== DATASET ==
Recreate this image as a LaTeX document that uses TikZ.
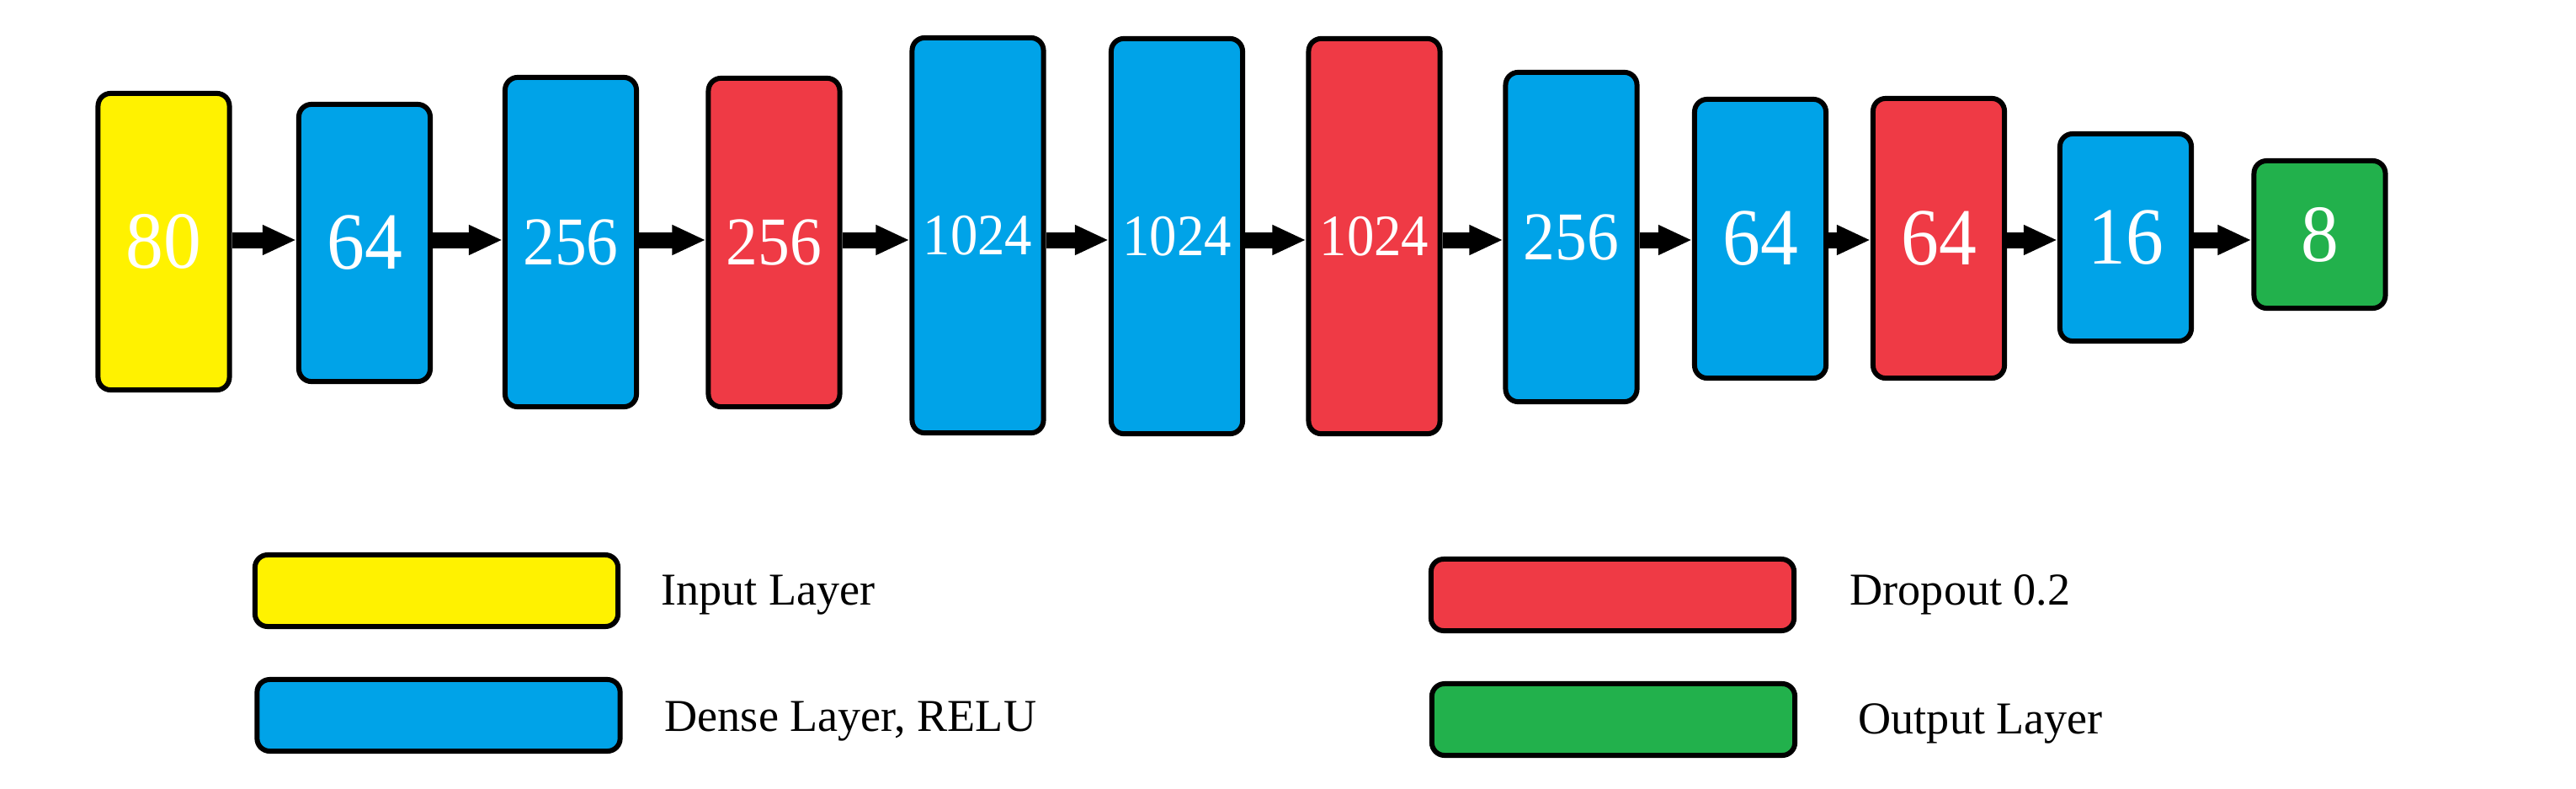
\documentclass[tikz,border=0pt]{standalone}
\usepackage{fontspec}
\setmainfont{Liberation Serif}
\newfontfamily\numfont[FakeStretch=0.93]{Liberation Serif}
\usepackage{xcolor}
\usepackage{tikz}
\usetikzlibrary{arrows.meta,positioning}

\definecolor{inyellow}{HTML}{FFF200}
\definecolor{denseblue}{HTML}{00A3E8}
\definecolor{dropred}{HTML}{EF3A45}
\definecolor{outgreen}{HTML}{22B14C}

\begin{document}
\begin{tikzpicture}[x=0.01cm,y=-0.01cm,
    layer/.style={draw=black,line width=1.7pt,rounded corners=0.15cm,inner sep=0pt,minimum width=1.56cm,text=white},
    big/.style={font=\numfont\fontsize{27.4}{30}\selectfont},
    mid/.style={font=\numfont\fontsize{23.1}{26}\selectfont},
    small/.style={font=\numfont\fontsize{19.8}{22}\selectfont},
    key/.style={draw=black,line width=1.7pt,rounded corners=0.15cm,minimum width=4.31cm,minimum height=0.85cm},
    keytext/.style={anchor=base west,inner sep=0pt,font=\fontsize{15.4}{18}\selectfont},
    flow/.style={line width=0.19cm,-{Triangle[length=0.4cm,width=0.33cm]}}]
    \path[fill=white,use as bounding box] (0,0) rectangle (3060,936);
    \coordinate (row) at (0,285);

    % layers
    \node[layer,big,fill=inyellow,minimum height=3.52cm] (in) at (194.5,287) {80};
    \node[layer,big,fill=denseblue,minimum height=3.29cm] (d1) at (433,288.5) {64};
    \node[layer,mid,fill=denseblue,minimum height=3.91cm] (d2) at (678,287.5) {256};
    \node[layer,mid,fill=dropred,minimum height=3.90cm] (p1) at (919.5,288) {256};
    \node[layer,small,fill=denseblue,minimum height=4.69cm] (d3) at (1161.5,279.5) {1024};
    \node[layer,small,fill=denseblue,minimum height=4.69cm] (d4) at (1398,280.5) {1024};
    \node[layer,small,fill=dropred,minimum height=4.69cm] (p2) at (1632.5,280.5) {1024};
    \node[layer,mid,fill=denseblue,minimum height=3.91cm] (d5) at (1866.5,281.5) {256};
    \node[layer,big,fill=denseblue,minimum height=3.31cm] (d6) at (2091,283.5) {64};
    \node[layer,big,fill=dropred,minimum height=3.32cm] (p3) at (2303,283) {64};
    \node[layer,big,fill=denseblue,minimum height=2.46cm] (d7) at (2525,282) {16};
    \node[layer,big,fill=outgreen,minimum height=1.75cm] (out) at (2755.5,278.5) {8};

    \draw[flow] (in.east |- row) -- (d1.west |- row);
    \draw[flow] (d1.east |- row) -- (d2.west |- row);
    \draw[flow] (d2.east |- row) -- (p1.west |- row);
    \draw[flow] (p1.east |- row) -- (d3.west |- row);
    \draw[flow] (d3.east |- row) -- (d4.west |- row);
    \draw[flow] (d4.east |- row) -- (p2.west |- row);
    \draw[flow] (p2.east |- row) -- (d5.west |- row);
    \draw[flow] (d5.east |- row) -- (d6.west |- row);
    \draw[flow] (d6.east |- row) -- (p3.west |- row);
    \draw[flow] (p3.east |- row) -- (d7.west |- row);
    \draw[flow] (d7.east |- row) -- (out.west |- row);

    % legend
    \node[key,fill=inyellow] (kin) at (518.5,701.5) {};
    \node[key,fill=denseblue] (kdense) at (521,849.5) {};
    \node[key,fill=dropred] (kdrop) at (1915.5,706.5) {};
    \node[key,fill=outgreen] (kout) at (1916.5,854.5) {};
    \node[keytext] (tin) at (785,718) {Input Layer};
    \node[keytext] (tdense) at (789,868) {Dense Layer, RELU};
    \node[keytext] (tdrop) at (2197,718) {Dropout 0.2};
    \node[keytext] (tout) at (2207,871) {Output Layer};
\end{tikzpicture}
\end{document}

==

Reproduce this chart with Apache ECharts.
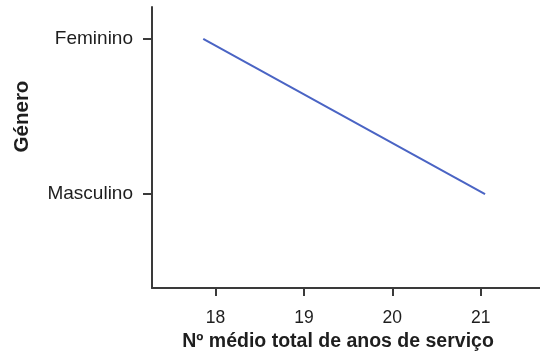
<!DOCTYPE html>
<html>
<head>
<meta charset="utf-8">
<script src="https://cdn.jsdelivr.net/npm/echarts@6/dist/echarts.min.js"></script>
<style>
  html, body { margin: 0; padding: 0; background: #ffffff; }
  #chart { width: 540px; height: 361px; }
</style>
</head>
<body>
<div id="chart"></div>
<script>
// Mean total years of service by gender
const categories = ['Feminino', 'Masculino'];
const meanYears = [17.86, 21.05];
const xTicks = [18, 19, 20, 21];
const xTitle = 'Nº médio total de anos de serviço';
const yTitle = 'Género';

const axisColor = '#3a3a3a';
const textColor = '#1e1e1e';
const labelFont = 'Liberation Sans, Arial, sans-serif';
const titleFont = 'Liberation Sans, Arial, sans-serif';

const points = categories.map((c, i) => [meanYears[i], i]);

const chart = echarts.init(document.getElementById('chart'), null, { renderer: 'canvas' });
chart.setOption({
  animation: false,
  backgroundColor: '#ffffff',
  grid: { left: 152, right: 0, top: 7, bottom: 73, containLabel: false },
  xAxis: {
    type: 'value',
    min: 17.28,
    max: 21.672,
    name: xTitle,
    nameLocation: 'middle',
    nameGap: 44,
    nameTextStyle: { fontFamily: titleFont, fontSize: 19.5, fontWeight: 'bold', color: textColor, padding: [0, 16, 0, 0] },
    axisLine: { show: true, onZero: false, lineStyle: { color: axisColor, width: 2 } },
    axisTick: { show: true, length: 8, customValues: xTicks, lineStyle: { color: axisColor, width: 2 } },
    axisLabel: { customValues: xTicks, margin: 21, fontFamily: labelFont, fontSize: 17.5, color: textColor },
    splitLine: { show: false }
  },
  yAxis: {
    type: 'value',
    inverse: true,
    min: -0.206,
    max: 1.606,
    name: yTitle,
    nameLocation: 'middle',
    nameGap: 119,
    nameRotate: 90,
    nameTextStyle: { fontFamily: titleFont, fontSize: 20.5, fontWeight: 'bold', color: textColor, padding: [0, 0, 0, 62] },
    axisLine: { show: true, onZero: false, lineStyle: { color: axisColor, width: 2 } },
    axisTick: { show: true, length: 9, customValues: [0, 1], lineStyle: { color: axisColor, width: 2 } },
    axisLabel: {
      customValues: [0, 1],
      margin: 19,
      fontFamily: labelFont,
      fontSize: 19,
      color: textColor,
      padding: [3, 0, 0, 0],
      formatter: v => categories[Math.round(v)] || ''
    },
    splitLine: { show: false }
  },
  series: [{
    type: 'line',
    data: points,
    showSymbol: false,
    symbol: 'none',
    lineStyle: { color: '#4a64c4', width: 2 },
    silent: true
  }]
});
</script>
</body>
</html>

== YOUR OBJECTIVE ==
Read the entries and pick out all lines that include the word "this".

== ANSWER ==
Recreate this image as a LaTeX document that uses TikZ.
Reproduce this chart with Apache ECharts.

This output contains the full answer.